I'm pretty old. I've been there and seen it and banged my head about it many times.
I was at a conference in Hursley Park where the IBM boys were telling us how wonderful this brand new Java language was, only someone asked ... why isn't there a destructor for these objects. He didn't mean the thing we know as a destructor in C++, but there was no finaliser either (or it had finalisers but they basically didn't work). This is way back, and we decided Java was a bit of a toy language at that point.
now they added Finalisers to the language spec and Java saw some adoption.
Of course, later everyone was told not to put finalisers on their objects because it slowed the GC down tremendously. (as it had to not only lock the heap but move the to-be-finalised objects to a temp area, as these methods could not be called as the GC has paused the app from running. Instead they would be called immediately before the next GC cycle)(and worse, sometimes the finaliser would never get called at all when the app was shutting down. Imagine not having your file handle closed, ever)
Then we had C#, and I remember the discussion forum on MSDN where we were told how wonderful this new C# language was. Someone asked why there was no deterministic finalisation and the MS boys told us how we didn't need such things, then told us we needed to change our way of designing apps, then told us how amazing GC was and how all our old apps were rubbish and never worked because of all the circular references. Then they caved in to pressure and told us they'd added this IDispose pattern to the spec that we could use. I thought it was pretty much back to manual memory management for us in C# apps at that point.
Of course, the MS boys later discovered that all they'd told us was... well, they made IDispose a bit more than just a standard interface, and later added the using statement. W00t! They realised that deterministic finalisation was something missing from the language after all. Of course, you still have to remember to put it in everywhere, so its still a bit manual, but it's better.
So why did they do it when they could have had using-style semantics automatically placed on each scope block from the start? Probably efficiency, but I like to think that they just didn't realise. Just like eventually they realised you still need smart pointers in .NET (google SafeHandle) they thought that the GC really would solve all problems. They forgot that an object is more than just memory and that GC is primarily designed to handle memory management. they got caught up in the idea that the GC would handle this, and forgot that you put other stuff in there, an object isn't just a blob of memory that doesn't matter if you don't delete it for a while.

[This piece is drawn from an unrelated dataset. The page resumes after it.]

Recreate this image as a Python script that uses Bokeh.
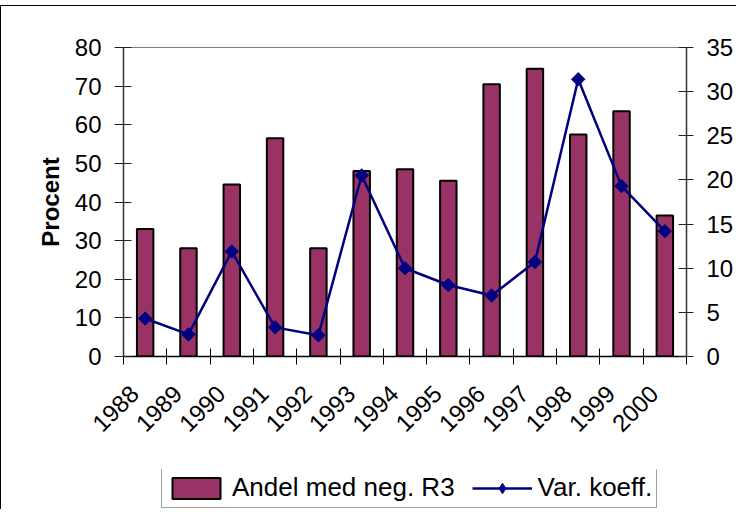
import numpy as np
from bokeh.plotting import figure
from bokeh.layouts import column
from bokeh.models import (Range1d, LinearAxis, FixedTicker, Legend, LegendItem)
from bokeh.embed import file_html
from bokeh.resources import INLINE

years = ["1988", "1989", "1990", "1991", "1992", "1993", "1994",
         "1995", "1996", "1997", "1998", "1999", "2000"]
andel = [33.0, 28.0, 44.5, 56.5, 28.0, 48.0, 48.5, 45.5, 70.5, 74.5, 57.5, 63.5, 36.5]
var_koeff = [4.3, 2.5, 11.9, 3.3, 2.4, 20.5, 10.0, 8.1, 6.9, 10.7, 31.4, 19.3, 14.2]
left_ticks = [0, 10, 20, 30, 40, 50, 60, 70, 80]
right_ticks = [0, 5, 10, 15, 20, 25, 30, 35]

FONT = "Liberation Sans"
BAR_FILL = "#993366"
LINE_COL = "#000080"
n = len(years)
xc = np.arange(n) + 0.5            # category centres
bounds = list(range(n + 1))         # category boundaries
label_pos = [i + 0.25 for i in range(n)]

BL, BR = 122, 47

p = figure(width=735, height=463, output_backend="svg", toolbar_location=None,
           x_range=Range1d(0, n), y_range=Range1d(0, 80),
           min_border_left=BL, min_border_right=BR, min_border_top=41,
           min_border_bottom=113, background_fill_color="white",
           border_fill_color="white", outline_line_color="#808080",
           outline_line_width=1)
p.xgrid.visible = False
p.ygrid.visible = False
p.extra_y_ranges = {"cv": Range1d(0, 35)}


def draw_series(fig, marker="square", angle=np.pi / 4):
    b = fig.vbar(x=xc, top=andel, width=0.38, fill_color=BAR_FILL,
                 line_color="black", line_width=2)
    l = fig.line(x=xc, y=var_koeff, y_range_name="cv", line_color=LINE_COL, line_width=2.5)
    m = fig.scatter(x=xc, y=var_koeff, y_range_name="cv", marker=marker,
                    angle=angle, size=9.5, fill_color=LINE_COL, line_color=LINE_COL)
    return b, l, m


draw_series(p)

# x axis
xa = p.xaxis[0]
xa.ticker = FixedTicker(ticks=label_pos, minor_ticks=bounds)
xa.major_label_overrides = {lp: y for lp, y in zip(label_pos, years)}
xa.major_tick_out = 0
xa.major_tick_in = 0
xa.major_tick_line_color = None
xa.minor_tick_in = 8
xa.minor_tick_out = 8
xa.minor_tick_line_color = "black"
xa.minor_tick_line_width = 1
xa.axis_line_color = "black"
xa.axis_line_width = 1.5
xa.major_label_orientation = np.pi / 4
xa.major_label_standoff = 25
xa.major_label_text_font = FONT
xa.major_label_text_font_size = "24px"
xa.major_label_text_color = "black"

# left axis
ya = p.yaxis[0]
ya.ticker = FixedTicker(ticks=left_ticks, minor_ticks=[])
ya.major_tick_in = 8
ya.major_tick_out = 9
ya.major_tick_line_color = "#222222"
ya.axis_line_color = "#333333"
ya.axis_line_width = 1.5
ya.major_label_standoff = 13
ya.major_label_text_font = FONT
ya.major_label_text_font_size = "24px"
ya.major_label_text_color = "black"
ya.axis_label = "Procent"
ya.axis_label_text_font = FONT
ya.axis_label_text_font_size = "24px"
ya.axis_label_text_font_style = "bold"
ya.axis_label_text_color = "black"
ya.axis_label_standoff = 8

# right axis
ra = LinearAxis(y_range_name="cv", ticker=FixedTicker(ticks=right_ticks, minor_ticks=[]))
ra.major_tick_in = 8
ra.major_tick_out = 7
ra.major_tick_line_color = "#222222"
ra.axis_line_color = "#333333"
ra.axis_line_width = 1.5
ra.major_label_standoff = 13
ra.major_label_text_font = FONT
ra.major_label_text_font_size = "24px"
ra.major_label_text_color = "black"
p.add_layout(ra, "right")

# legend strip below the chart (same side borders so the frames line up)
lf = figure(width=735, height=40, output_backend="svg", toolbar_location=None,
            x_axis_location=None, y_axis_location=None,
            x_range=Range1d(100, 101), y_range=Range1d(100, 101),
            min_border_left=BL, min_border_right=BR, min_border_top=0,
            min_border_bottom=0, outline_line_color=None,
            background_fill_color="white", border_fill_color="white")
lf.xgrid.visible = False
lf.ygrid.visible = False
lf.extra_y_ranges = {"cv": Range1d(100, 101)}
lb, ll, lm = draw_series(lf, marker="diamond", angle=0.0)
for r in (lb, ll, lm):
    r.visible = False

legend = Legend(items=[LegendItem(label="Andel med neg. R3", renderers=[lb]),
                       LegendItem(label="Var. koeff.", renderers=[ll, lm])],
                orientation="horizontal", location=(38, 1),
                label_text_font=FONT, label_text_font_size="26px",
                label_text_color="black", glyph_width=60, glyph_height=26,
                label_standoff=6, spacing=17, padding=4, margin=0,
                border_line_color="#444444", border_line_width=1,
                background_fill_color="white", background_fill_alpha=1)
lf.add_layout(legend, "center")

layout = column(p, lf, spacing=0, margin=(5, 0, 0, 0),
                styles={"border-left": "1px solid black", "border-top": "1px solid black"})

open("out.html", "w").write(file_html(layout, INLINE))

But I also think that the lack of a finalise method in the original Java had a bit more to it - that the objects you created were all about memory, and if you wanted to delete something else (like a DB handle or a socket or whatever) then you were expected to do it manually.
Remember Java was designed for embedded environments where people were used to writing C code with lots of manual allocations, so not having automatic free wasn't much of a problem - they never did it before, so why would you need it in Java? The issue wasn't anything to do with threads, or stack/heap, it was probably just there to make memory allocation (and therefore de-alloc) a bit easier. In all, the try/finally statement is probably a better place to handle non-memory resources.
So IMHO, the way .NET simply copied Java's biggest flaw is its biggest weakness. .NET should have been a better C++, not a better Java.